Benjamin Wittes of Lawfare describes the situation at the DoJ:
But what are these chains? They are not the stolid personality of Jim Comey. Trump managed to get rid of Comey. They are not Attorney General Jeff Sessions or Rosenstein, neither of whom has shrouded himself in glory. Both men have vacillated, rather, between honorable behavior and dishonorable behavior over their times in office. Both men have sometimes acted to protect the integrity of independent law enforcement—Sessions by recusing himself from the Russia matter and Rosenstein by appointing Robert Mueller and stalwartly protecting his investigation. But both men also facilitated the President’s firing of Comey. And they have both covered for Trump’s grotesque interactions with law enforcement even as Trump has humiliated them repeatedly. Rosenstein’s speech vouching for the President’s commitment to the rule of law is only the latest example. Neither of them has shown one tenth the backbone of the now-resigned head of the Drug Enforcement Administration, Chuck Rosenberg.
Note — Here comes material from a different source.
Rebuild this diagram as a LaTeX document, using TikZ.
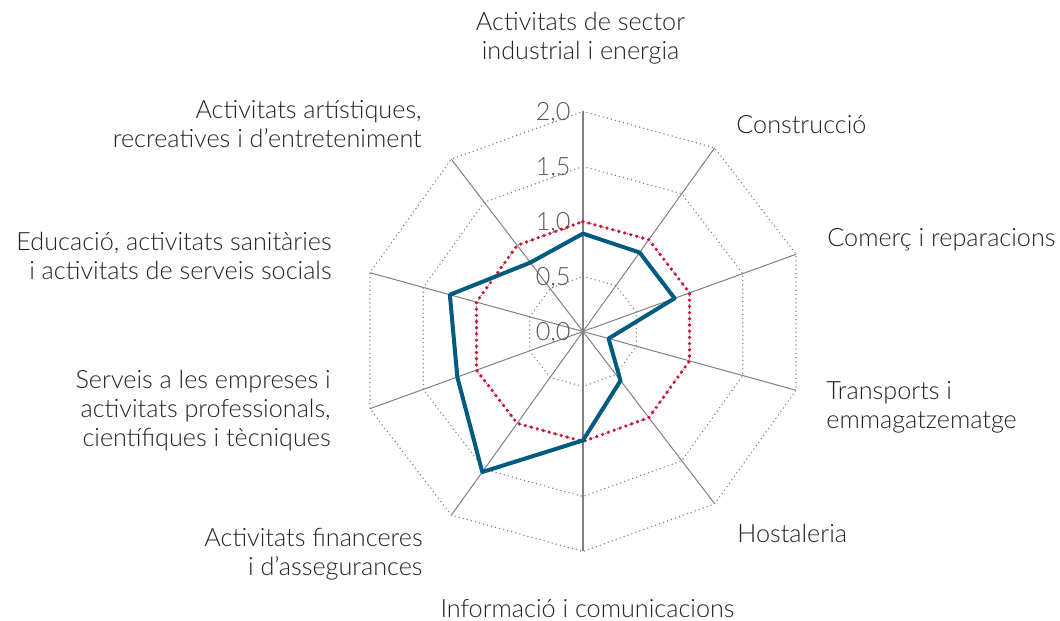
\documentclass[tikz,border=0pt]{standalone}
\usepackage{fontspec}
\setmainfont{Lato Light}
\usepackage{tikz}

\definecolor{inkgray}{HTML}{222222}
\definecolor{tickgray}{HTML}{595959}
\definecolor{gridgray}{HTML}{7A7A7A}
\definecolor{axisgray}{HTML}{808080}
\definecolor{dataBlue}{HTML}{005B82}
\definecolor{refRed}{HTML}{D2102F}

\begin{document}
\begin{tikzpicture}[x=0.5pt, y=0.5pt,
    every node/.style={inner sep=0pt, text=inkgray, font=\fontsize{12.6}{14.5}\selectfont},
    ring/.style={color=gridgray, line width=0.75pt, line cap=round, dash pattern=on 0pt off 2.1pt},
    spoke/.style={color=axisgray, line width=0.5pt},
    valueaxis/.style={color=axisgray, line width=1.2pt},
    refline/.style={color=refRed, line width=1.8pt, line cap=round, dash pattern=on 0pt off 3.1pt},
    dataline/.style={color=dataBlue, line width=2pt, line join=round},
    ticklabel/.style={anchor=east, xshift=-6pt, yshift=-1pt, text=tickgray}]
    \useasboundingbox (0,0) rectangle (1060,621);

    % radar grid, values 0 to 2
    \begin{scope}[shift={(583,289.5)}, xscale=112, yscale=110, yslant=0.044]
        \coordinate (centre) at (0,0);
        \foreach \r in {0.5, 1, 1.5, 2}
            \draw[ring] (90:\r) \foreach \a in {54, 18, ..., -234} { -- (\a:\r) } -- cycle;
        \foreach \a in {54, 18, -18, -54, -126, -162, -198, -234}
            \draw[spoke] (centre) -- (\a:2);
        \draw[valueaxis] (90:2) -- (-90:2);

        \foreach \r/\t [count=\k] in {0/{0,0}, 0.5/{0,5}, 1/{1,0}, 1.5/{1,5}, 2/{2,0}}
            \node[ticklabel] (tick\k) at (90:\r) {\t};

        % reference level
        \draw[refline] (90:1) \foreach \a in {54, 18, ..., -234} { -- (\a:1) } -- cycle;

        % sector values
        \draw[dataline] (90:0.89) -- (54:0.86) -- (18:0.86) -- (-18:0.24) -- (-54:0.57)
            -- (-90:0.99) -- (-126:1.53) -- (-162:1.18) -- (-198:1.25) -- (-234:0.80) -- cycle;
    \end{scope}

    \node[align=center] (industria) at (580.5,583) {Activitats de sector\\industrial i energia};
    \node[anchor=west] (construccio) at (736,496) {Construcció};
    \node[anchor=west] (comerc) at (827,381) {Comerç i reparacions};
    \node[anchor=west, align=left] (transports) at (826,214) {Transports i\\emmagatzematge};
    \node[anchor=west] (hostaleria) at (737,88) {Hostaleria};
    \node (informacio) at (587.5,12) {Informació i comunicacions};
    \node[anchor=east, align=right] (financeres) at (423,67) {Activitats financeres\\i d’assegurances};
    \node[anchor=east, align=right] (serveis) at (331,210) {Serveis a les empreses i\\activitats professionals,\\científiques i tècniques};
    \node[anchor=east, align=right] (educacio) at (332,365) {Educació, activitats sanitàries\\i activitats de serveis socials};
    \node[anchor=east, align=right] (artistiques) at (422,497) {Activitats artístiques,\\recreatives i d’entreteniment};
\end{tikzpicture}
\end{document}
So what are the chains then? The chains are the workaday women and men of federal law enforcement, and their expectations that the political echelon at the Justice Department will shield them from becoming the President’s janissaries and enforcers. Trump is menacing the norm of independent law enforcement. He is chomping at the bit to do violence to it. But at least for now, it is holding. It remains strong enough that Trump can fulminate all he wants about how the Justice Department should be investigating Hillary Clinton and he can spit fire about the fact that Sessions hasn’t done more to “protect” him. Yet Mueller grinds on and does his job. The FBI grinds on and does its job. And the Justice Department grinds on and does its job. And the President finds it the “saddest thing” that none of their jobs, as our democratic polity has determined them to be over a long period of time, includes fulfilling his undemocratic aspirations to loose investigators on people he doesn’t like or to have a Justice Department that protects him and his family and his campaign from scrutiny. The saddest thing indeed.
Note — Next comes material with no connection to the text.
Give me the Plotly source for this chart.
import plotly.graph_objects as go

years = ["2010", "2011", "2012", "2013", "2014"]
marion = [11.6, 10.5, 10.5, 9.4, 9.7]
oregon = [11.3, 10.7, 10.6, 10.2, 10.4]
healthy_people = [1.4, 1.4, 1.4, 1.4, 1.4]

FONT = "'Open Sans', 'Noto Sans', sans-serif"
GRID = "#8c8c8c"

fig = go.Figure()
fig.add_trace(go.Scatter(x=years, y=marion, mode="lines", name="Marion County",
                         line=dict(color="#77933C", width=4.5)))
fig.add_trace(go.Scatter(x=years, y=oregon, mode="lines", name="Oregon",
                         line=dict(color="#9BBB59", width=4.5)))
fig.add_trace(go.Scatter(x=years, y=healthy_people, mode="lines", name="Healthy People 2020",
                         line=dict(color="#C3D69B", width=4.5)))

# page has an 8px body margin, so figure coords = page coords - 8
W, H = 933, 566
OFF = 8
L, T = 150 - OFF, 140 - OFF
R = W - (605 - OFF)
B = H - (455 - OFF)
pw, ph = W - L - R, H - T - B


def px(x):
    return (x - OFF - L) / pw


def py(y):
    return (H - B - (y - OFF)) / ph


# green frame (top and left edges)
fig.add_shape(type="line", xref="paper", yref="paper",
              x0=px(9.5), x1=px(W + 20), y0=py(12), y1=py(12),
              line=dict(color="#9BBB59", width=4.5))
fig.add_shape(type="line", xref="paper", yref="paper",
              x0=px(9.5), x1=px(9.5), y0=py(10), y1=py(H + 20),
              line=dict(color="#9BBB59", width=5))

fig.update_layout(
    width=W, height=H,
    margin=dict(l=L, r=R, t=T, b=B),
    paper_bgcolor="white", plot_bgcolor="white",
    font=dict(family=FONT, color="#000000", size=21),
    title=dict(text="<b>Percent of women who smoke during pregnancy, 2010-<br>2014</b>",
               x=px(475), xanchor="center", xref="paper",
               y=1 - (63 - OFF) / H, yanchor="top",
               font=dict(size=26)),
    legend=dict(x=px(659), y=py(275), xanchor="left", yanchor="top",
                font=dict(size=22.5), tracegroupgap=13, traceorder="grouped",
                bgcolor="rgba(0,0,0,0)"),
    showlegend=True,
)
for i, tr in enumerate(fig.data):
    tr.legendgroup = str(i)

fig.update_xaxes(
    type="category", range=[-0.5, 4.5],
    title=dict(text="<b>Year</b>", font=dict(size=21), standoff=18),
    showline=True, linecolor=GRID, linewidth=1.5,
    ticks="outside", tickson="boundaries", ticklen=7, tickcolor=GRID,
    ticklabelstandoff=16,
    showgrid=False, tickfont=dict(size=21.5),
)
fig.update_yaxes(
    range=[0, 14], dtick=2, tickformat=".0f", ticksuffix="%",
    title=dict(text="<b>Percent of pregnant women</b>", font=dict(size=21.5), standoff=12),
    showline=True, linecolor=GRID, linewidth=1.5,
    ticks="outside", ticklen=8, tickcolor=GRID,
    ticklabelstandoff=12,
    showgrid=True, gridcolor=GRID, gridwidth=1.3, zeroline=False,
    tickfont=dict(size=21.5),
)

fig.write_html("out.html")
It’s a stunning statement of presidential constraint by the rule of law, if not a statement of belief in it: Trump actually declared this week that while he aspires to corruptly interfere with law enforcement, he just can’t pull it off.
And I suppose I should be reassured that the strong democracy built by Whigs and Republicans and Democrats over more than two centuries is standing up to the depradations of the unprincipled Trump.
But even granite can be worn away by the slow, relentless assault of water, and so I don’t think we can wait for Trump to simply run out his term. I think he should be impeached before he can do more official damage; and it would be good if he went out as the public embarrassment that he is, rather than some sort of martyr to the conservatives. But for that to happen, the right wing media would have to turn on him.